Cronista dos relacionamentos contemporâneos, Carpinejar extrai poesia de momentos do cotidiano. Muito disso está expresso nos guardanapos. Ele gosta de discutir a relação – a famosa DR –, mas reconhece: “Tenho defeitos masculinos. Tomo banho para me lavar. A mulher toma banho para pensar, ela chega a muitas decisões sobre o relacionamento e sai com aquele turbante na cabeça.”
O poeta garante ser bom nas tarefas domésticas. “Adoro ficar em casa, fazer faxina. Fico feliz passando roupa. Pode perguntar pra minha mulher”. Beatriz deu-lhe de presente uma cafeteira, um filtro d’água e um steamer, aquela passadeira de roupa a vapor. “A pessoa pode até dizer que não escrevo bem, mas dizer que passo roupa mal, aí não. Gosto do capricho”, avisa.
PRESENTES Aliás, o poeta divide os presentes em duas categorias: os simbólicos e os sentimentais. Os simbólicos são aqueles que a pessoa precisa gastar tempo para encontrá-los. Já os sentimentais são escolhidos a partir da observação da pessoa a ser presenteada em momentos fortuitos.
Atualmente, ele procura um mimo sentimental para a companheira. “Beatriz me deu um presente emocional: uma máquina verde portátil Olivetti Lettera 82”, revela. “O bom presente é aquele que a pessoa escuta o outro falar e não se esquece.

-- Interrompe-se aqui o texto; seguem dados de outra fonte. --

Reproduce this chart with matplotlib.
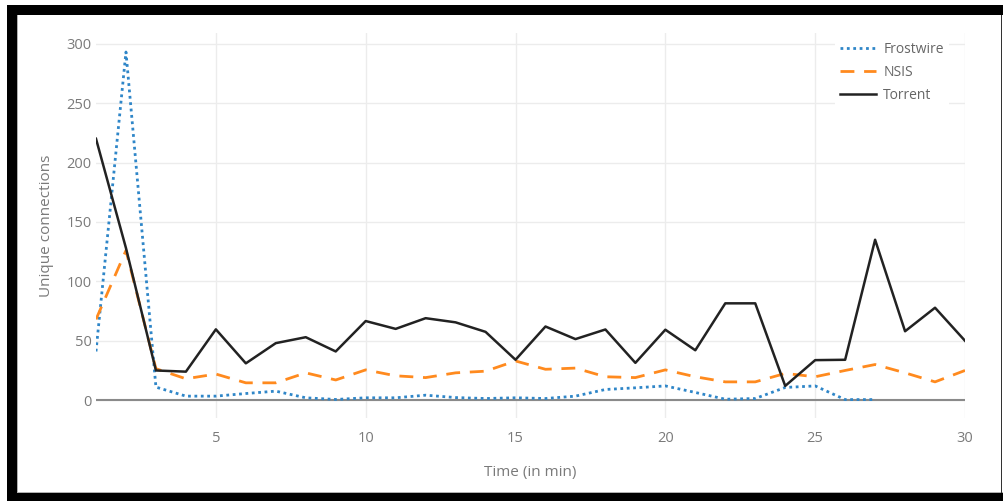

É a prova de que a pessoa ouviu, embora o outro pense que ela não havia prestado atenção.” E garante: o presente emocional é uma forma de compartilhar o passado da pessoa amada. “Com a máquina, Beatriz me devolveu a adolescência. Aos poucos, a pessoa amada vai se adicionando nas fotografias. Além de cuidar do que você é e do que será, ela cuida do que fui”, conclui.
LIBERDADE NA VIDA É TER UM AMOR PARA SE PRENDER
. De Fabrício Carpinejar
. Editora Belas Letras
. 80 páginas
. R$ 28
. Lançamento terça-feira (7), às 19h, na Livraria Saraiva do Diamond Mall. Avenida Olegário Maciel, 1.600, lojas 16/21, Bairro de Lourdes.